In the 10th through 13th centuries, the Lords of Esch (French seigneurs d'Esch) were the holders of the castle of Esch-sur-Sûre in the Ardennes region of Lower Lorraine, then a part of the Holy Roman Empire.


Fredelo (or Frithelo, French Fredelon) (d. between 1083 and 1085), of unknown parentage, was the patriarch of the house of Esch, which produced several notable knights in service of the Crusades. Fredelon's family were likely vassals of Henry III, Count of Luxembourg, and his brother and successor William.

Fredelon was avoué (or vogt) of the abbeys of Malmedy and Echternach, and also known to be their despoiler. Fredelon was an accomplice to Giselbert, Count of Clermont, in a variety of nefarious enterprises. Fredelon and Giselbert terrorized the region near Nandrin preventing inhabitants from performing even the basic of tasks. Henri de Verdun, Bishop of Liège, gave this land to Conon, Count of Montaigu, forcing Fredelon and Giselbert to restore the resultant damage.

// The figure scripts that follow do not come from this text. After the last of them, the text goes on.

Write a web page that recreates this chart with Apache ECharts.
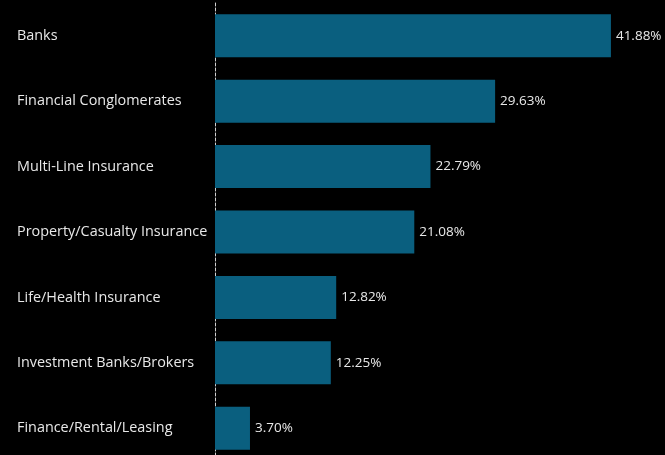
<!DOCTYPE html>
<html>
<head>
<meta charset="utf-8">
<script src="https://cdn.jsdelivr.net/npm/echarts@6/dist/echarts.min.js"></script>
<style>
html,body{margin:0;padding:0;background:#000;overflow:hidden;}
#chart{width:665px;height:461px;}
</style>
</head>
<body>
<div id="chart"></div>
<script>
var categories = ["Banks","Financial Conglomerates","Multi-Line Insurance","Property/Casualty Insurance","Life/Health Insurance","Investment Banks/Brokers","Finance/Rental/Leasing"];
var values = [41.88, 29.63, 22.79, 21.08, 12.82, 12.25, 3.70];

var chart = echarts.init(document.getElementById('chart'));
chart.setOption({
  backgroundColor: '#000000',
  animation: false,
  grid: {left: 215, right: 0, top: 3, bottom: 0, containLabel: false},
  xAxis: {
    type: 'value', min: 0, max: 47.6,
    show: false
  },
  yAxis: {
    type: 'category', data: categories, inverse: true,
    axisLine: {show: true, lineStyle: {color: '#d0d0d0', type: [3, 2], width: 1}},
    axisTick: {show: false},
    splitLine: {show: false},
    axisLabel: {
      color: '#e8e8e8', fontSize: 14.4, fontFamily: 'Open Sans',
      align: 'left', margin: 198
    }
  },
  series: [{
    type: 'bar',
    data: values,
    barWidth: 43,
    itemStyle: {color: '#0a5f7f'},
    label: {
      show: true, position: 'right', distance: 5,
      color: '#e8e8e8', fontSize: 13.5, fontFamily: 'Open Sans',
      formatter: function(p){ return p.value.toFixed(2) + '%'; }
    }
  }]
});
</script>
</body>
</html>
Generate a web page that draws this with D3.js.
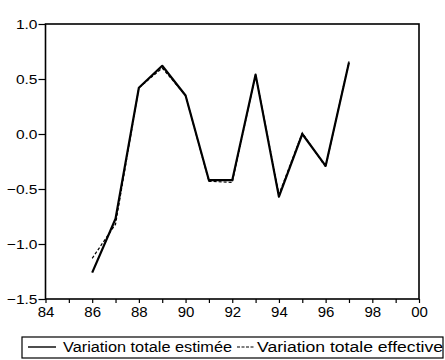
<!DOCTYPE html>
<html><head><meta charset="utf-8">
<script src="https://cdn.jsdelivr.net/npm/d3@7"></script>
<style>
html,body{margin:0;padding:0;background:#fff;}
svg{display:block;font-family:"Liberation Sans",Arial,sans-serif;}
</style></head>
<body>
<svg id="c" width="445" height="360"></svg>
<script>
const years = [1986,1987,1988,1989,1990,1991,1992,1993,1994,1995,1996,1997];
const estimee = [-1.26,-0.77,0.42,0.62,0.35,-0.42,-0.42,0.54,-0.57,0.00,-0.29,0.65];
const effective = [-1.13,-0.82,0.42,0.60,0.35,-0.43,-0.44,0.54,-0.55,0.01,-0.30,0.66];
const yTicks = [1.0,0.5,0.0,-0.5,-1.0,-1.5];
const xTicks = d3.range(1984,2001);
const seriesNames = ["Variation totale estimée","Variation totale effective"];

const svg = d3.select("#c");
const L=45.5, R=419, T=24, B=299;
const x = d3.scaleLinear().domain([1984,2000]).range([L,R]);
const y = d3.scaleLinear().domain([-1.5,1.0]).range([B,T]);

// x axis
const gx = svg.append("g").attr("transform",`translate(0,${B})`)
  .call(d3.axisBottom(x).tickValues(xTicks).tickSize(4).tickPadding(3)
    .tickFormat(d => d%2===0 ? String(d%100).padStart(2,"0") : ""));
gx.select(".domain").remove();
gx.selectAll("line").attr("stroke","#000").attr("stroke-width",1.2);
gx.selectAll("text").attr("font-size","15px").attr("fill","#000").attr("font-family","Liberation Sans, Arial, sans-serif");

// y axis
const gy = svg.append("g").attr("transform",`translate(${L},0)`)
  .call(d3.axisLeft(y).tickValues(yTicks).tickSize(7).tickPadding(1).tickFormat(d3.format(".1f")));
gy.select(".domain").remove();
gy.selectAll("line").attr("stroke","#000").attr("stroke-width",1.2);
gy.selectAll("text").attr("font-size","13.5px").attr("fill","#000").attr("font-family","Liberation Sans, Arial, sans-serif")
  .attr("x",0).attr("dy","0.35em").attr("transform","translate(-8,0) scale(1.15,1)");

// frame
svg.append("rect").attr("x",L).attr("y",T).attr("width",R-L).attr("height",B-T)
  .attr("fill","none").attr("stroke","#000").attr("stroke-width",1.6);

const line = d3.line().x((d,i)=>x(years[i])).y(d=>y(d));
svg.append("path").datum(effective).attr("d",line).attr("fill","none")
  .attr("stroke","#000").attr("stroke-width",1.2).attr("stroke-dasharray","3,2");
svg.append("path").datum(estimee).attr("d",line).attr("fill","none")
  .attr("stroke","#000").attr("stroke-width",2.2).attr("stroke-linejoin","round");

// legend
const lg = svg.append("g");
lg.append("rect").attr("x",22).attr("y",337).attr("width",421).attr("height",21)
  .attr("fill","none").attr("stroke","#000").attr("stroke-width",1.2);
lg.append("line").attr("x1",28).attr("x2",56).attr("y1",347).attr("y2",347)
  .attr("stroke","#000").attr("stroke-width",1.4);
lg.append("text").attr("x",63).attr("y",352).attr("font-size","14px")
  .attr("textLength",169).attr("lengthAdjust","spacingAndGlyphs").text(seriesNames[0]);
lg.append("line").attr("x1",237).attr("x2",254).attr("y1",347).attr("y2",347)
  .attr("stroke","#000").attr("stroke-width",1.2).attr("stroke-dasharray","3,1.5");
lg.append("text").attr("x",257).attr("y",352).attr("font-size","14px")
  .attr("textLength",186).attr("lengthAdjust","spacingAndGlyphs").text(seriesNames[1]);
</script>
</body></html>
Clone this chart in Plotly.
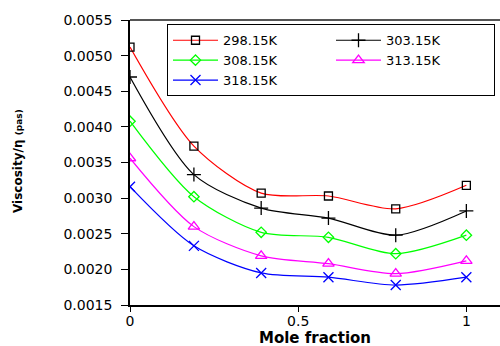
import plotly.graph_objects as go

mole_fraction = [0.0, 0.19, 0.39, 0.59, 0.79, 1.0]
series_names = ["298.15K", "303.15K", "308.15K", "313.15K", "318.15K"]
v_298 = [0.00512, 0.00373, 0.00307, 0.00303, 0.00285, 0.00318]
v_303 = [0.00470, 0.00333, 0.00286, 0.00272, 0.00248, 0.00282]
v_308 = [0.00408, 0.00302, 0.00252, 0.00245, 0.00222, 0.00248]
v_313 = [0.00356, 0.00260, 0.00219, 0.00208, 0.00194, 0.00212]
v_318 = [0.00316, 0.00233, 0.00195, 0.00189, 0.00178, 0.00189]
y_ticks = [0.0015, 0.0020, 0.0025, 0.0030, 0.0035, 0.0040, 0.0045, 0.0050, 0.0055]
x_ticks = [0, 0.5, 1]
x_tick_labels = ["0", "0.5", "1"]

styles = [
    ("red", "square-open", "black", 8),
    ("black", "cross-thin-open", "black", 10),
    ("#00ff00", "diamond-open", "#00ff00", 8),
    ("magenta", "triangle-up-open", "magenta", 10),
    ("blue", "x-thin-open", "blue", 10),
]
values = [v_298, v_303, v_308, v_313, v_318]

FONT = "DejaVu Sans"
fig = go.Figure()
for name, vals, (lc, sym, mc, ms) in zip(series_names, values, styles):
    fig.add_trace(go.Scatter(
        x=mole_fraction, y=vals, name=name, mode="lines+markers",
        line=dict(color=lc, width=1.2, shape="spline", smoothing=0.8),
        marker=dict(symbol=sym, size=ms, color=mc, line=dict(color=mc, width=1.3)),
    ))

fig.update_layout(
    width=500, height=346,
    margin=dict(l=130, r=0, t=20, b=41),
    paper_bgcolor="white", plot_bgcolor="white",
    font=dict(family=FONT, color="black", size=13),
    showlegend=True,
    legend=dict(
        orientation="h", x=0.1, y=0.985, xanchor="left", yanchor="top",
        bordercolor="black", borderwidth=1, bgcolor="white",
        entrywidth=103, entrywidthmode="pixels", itemwidth=45,
        font=dict(family=FONT, size=13), tracegroupgap=0,
    ),
    xaxis=dict(
        range=[0, 1.1], tickvals=x_ticks, ticktext=x_tick_labels,
        ticks="outside", ticklen=5, tickcolor="black",
        showline=True, linecolor="black", linewidth=1.5,
        showgrid=False, zeroline=False, ticklabelstandoff=-3,
        tickfont=dict(family=FONT, size=14),
    ),
    yaxis=dict(
        range=[0.0015, 0.0055], tickvals=y_ticks, tickformat=".4f",
        ticks="outside", ticklen=7, tickcolor="black",
        showline=True, linecolor="black", linewidth=1.5,
        showgrid=False, zeroline=False, ticklabelstandoff=6,
        tickfont=dict(family=FONT, size=14),
    ),
    shapes=[dict(type="line", xref="paper", yref="paper", x0=0, x1=1, y0=1, y1=1,
                 line=dict(color="#555555", width=2))],
    annotations=[
        dict(text="<b>Mole fraction</b>", xref="paper", yref="paper",
             x=0.5, y=-0.117, xanchor="center", yanchor="middle", showarrow=False,
             font=dict(family=FONT, size=15)),
        dict(text="<b>Viscosity/η <span style='font-size:9px'>(pas)</span></b>",
             xref="paper", yref="paper", x=-0.303, y=0.505, textangle=-90,
             xanchor="center", yanchor="middle", showarrow=False,
             font=dict(family=FONT, size=12)),
    ],
)

fig.write_html("out.html", config={"displayModeBar": False},
               post_script="document.body.style.margin='0';")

Fredelon and Giselbert were the lords of castle Clermont in 1095 and engaged in brigandage, although these two regarded their activity as the legitimate levying of tolls on river traffic. Otbert, Henri's successor, organized a siege of the castle but was unsuccessful. A 1095 entry in the chronicle of Giles of Orval reveals that Otbert's objective was ultimately accomplished by purchase, resulting in the enfeoffment of the property to his vassal Lambert, Count of Montaigu. Giselbert subsequently joined the First Crusade. It is unclear as to what Fredelon did after his ouster.


Children of Fredelo

Fredelon was married twice. By his first wife, whose name is unknown, he had two sons:

  • Henry of Esch (d. after 1097) (Henricus de Ascha), Crusader with Godfrey of Bouillon
  • Godfrey of Esch (ilius Fredelonis, unus de collateralibus duds Godefrid), Crusader with Godfrey of Bouillon.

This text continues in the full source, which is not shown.